▶ Exercise: Copy nothing but the part that opens with the line containing "Write a Python" and closes with the line containing "## Valore medio". Do not include pictures.

▶ Data extract:
## begin

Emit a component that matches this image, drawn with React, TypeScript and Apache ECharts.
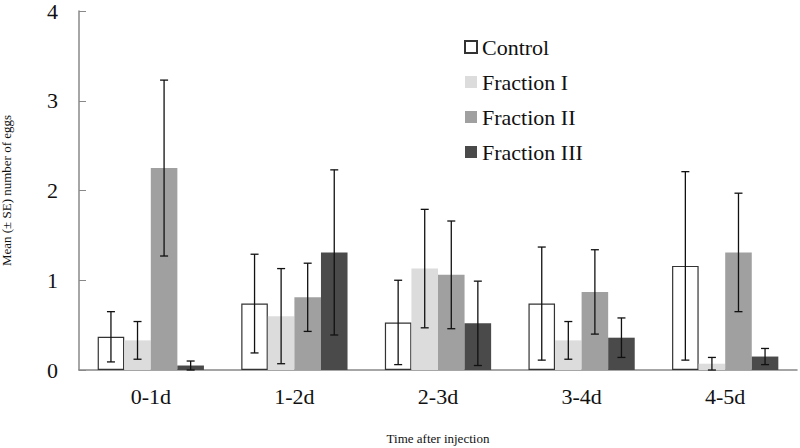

## end
## begin

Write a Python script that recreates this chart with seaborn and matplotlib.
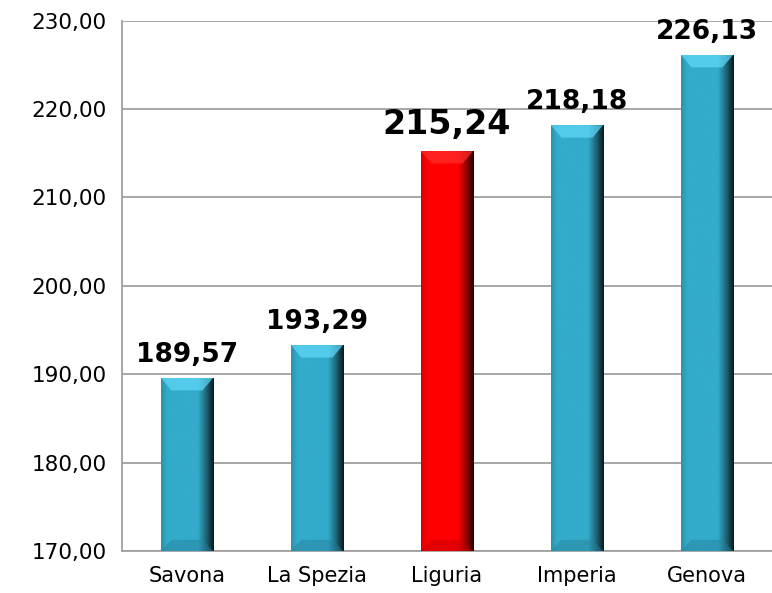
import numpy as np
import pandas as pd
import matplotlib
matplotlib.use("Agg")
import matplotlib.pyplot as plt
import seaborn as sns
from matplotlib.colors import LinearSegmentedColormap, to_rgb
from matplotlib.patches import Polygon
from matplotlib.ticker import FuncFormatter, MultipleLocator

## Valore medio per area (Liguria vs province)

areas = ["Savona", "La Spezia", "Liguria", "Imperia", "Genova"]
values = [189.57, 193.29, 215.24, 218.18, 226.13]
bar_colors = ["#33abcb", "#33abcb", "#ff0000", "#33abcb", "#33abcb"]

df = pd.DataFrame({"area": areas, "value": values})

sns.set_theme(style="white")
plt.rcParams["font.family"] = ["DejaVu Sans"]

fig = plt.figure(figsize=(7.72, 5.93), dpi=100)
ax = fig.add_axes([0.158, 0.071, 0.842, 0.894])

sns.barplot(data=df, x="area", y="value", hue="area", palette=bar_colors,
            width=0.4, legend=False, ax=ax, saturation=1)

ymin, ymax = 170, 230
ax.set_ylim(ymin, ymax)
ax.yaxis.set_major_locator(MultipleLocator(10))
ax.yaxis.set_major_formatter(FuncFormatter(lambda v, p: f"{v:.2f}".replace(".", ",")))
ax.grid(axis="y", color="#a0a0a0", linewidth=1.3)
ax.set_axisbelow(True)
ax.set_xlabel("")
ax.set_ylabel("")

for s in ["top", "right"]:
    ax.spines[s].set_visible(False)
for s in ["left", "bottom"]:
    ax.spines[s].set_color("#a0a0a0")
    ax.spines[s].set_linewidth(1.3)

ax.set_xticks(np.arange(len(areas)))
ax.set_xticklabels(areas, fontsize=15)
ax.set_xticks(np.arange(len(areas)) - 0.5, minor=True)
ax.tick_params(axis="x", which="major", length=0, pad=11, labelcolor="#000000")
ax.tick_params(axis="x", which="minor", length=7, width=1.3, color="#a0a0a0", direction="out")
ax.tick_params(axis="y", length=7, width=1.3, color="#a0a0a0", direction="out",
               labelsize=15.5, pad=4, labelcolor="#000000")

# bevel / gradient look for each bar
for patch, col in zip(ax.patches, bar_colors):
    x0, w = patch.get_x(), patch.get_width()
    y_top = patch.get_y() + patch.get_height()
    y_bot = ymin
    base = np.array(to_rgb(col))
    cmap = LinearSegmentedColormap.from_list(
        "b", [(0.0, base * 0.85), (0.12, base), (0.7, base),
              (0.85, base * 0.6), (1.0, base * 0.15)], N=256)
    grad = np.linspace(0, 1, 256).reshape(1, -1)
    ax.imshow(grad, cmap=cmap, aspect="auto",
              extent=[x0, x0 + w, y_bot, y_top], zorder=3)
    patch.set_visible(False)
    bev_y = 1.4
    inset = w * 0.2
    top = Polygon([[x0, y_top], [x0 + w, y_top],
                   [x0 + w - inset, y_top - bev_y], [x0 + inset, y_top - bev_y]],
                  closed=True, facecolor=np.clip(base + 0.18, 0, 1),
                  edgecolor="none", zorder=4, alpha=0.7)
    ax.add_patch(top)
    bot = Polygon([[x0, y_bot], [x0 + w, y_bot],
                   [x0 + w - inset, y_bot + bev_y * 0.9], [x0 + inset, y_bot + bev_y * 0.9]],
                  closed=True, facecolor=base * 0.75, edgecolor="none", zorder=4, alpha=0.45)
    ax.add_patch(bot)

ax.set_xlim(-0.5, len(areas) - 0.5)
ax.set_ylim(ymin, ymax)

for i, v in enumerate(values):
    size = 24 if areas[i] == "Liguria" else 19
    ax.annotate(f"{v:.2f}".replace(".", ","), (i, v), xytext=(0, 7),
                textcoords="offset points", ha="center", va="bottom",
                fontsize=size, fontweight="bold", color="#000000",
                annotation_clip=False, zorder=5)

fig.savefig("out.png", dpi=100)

## end
## begin

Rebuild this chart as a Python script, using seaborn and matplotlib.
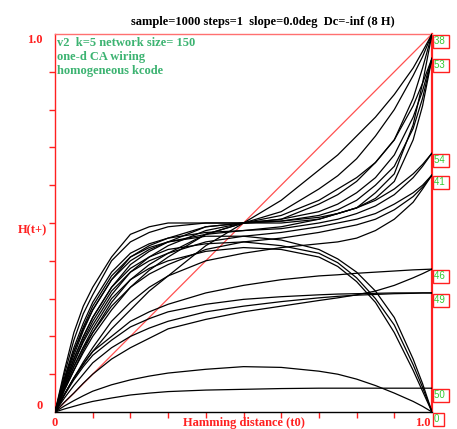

## end

▶ Exercise result:
Write a Python script that recreates this chart with seaborn and matplotlib.
import numpy as np
import pandas as pd
import matplotlib
matplotlib.use("Agg")
import matplotlib.pyplot as plt
import seaborn as sns
from matplotlib.colors import LinearSegmentedColormap, to_rgb
from matplotlib.patches import Polygon
from matplotlib.ticker import FuncFormatter, MultipleLocator

## Valore medio per area (Liguria vs province)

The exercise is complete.